I am trying to understand how the Zariski topology is different from the usual topology on the affine space $A^n$. Let $X$ be an affine algebraic subset of $A^n$, the $n$-dimensional affine space over $k$. Let $f_i:X\rightarrow A^1$, $i=1,...,k$ be continuous functions, both $X$ and $A^1$ being equipped with the Zariski topology. Is the function $f:X\rightarrow A^k, x\mapsto (f_1(x),...,f_k(x))$ continuous when $A^k$ is equipped with the Zariski topology?

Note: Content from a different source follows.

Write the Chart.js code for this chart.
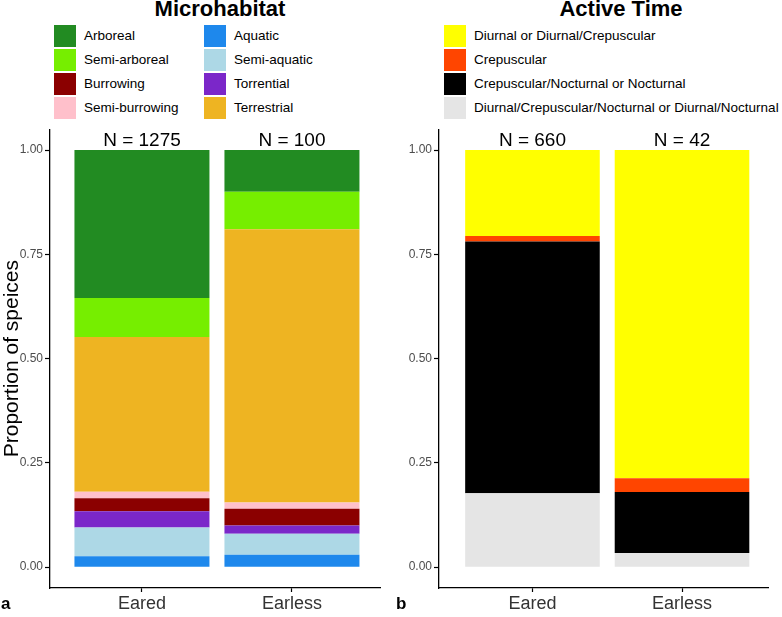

I know that $f$ is continuous for the product topology, but the Zariski topology is finer the the product topology.

I appreciate any help.

Answer 1

NO, $f$ need not be continuous in the Zariski topology !
For a counterexample take $X=\mathbb A^1$ and let $f_1:\mathbb A^1\to \mathbb A^1$ be the map permuting $0$ and $1$ and leaving $x$ fixed if $x\neq 0,1$.
Like all permutations of $\mathbb A^1$ the map $f_1$ is continuous in the Zariski topology.
Now taking the identity for $f_2:\mathbb A^1\to\mathbb A^1$, let us show that the map $$f:\mathbb A^1\to \mathbb A^1\times \mathbb A^1:x\mapsto (f_1(x),f_2(x)=(f_1(x),x)$$ is not continuous for the Zariski topology.
Indeed the diagonal $\Delta=\{(x,x)\vert x\in \mathbb A^1\} \subset \mathbb A^1\times \mathbb A^1$ is closed in the product endowed with its Zariski topology but its inverse image $f^{-1}{\Delta}=\mathbb A^1\setminus \{0,1\}\subset \mathbb A^1$ is not closed if $k$ is an infinite field.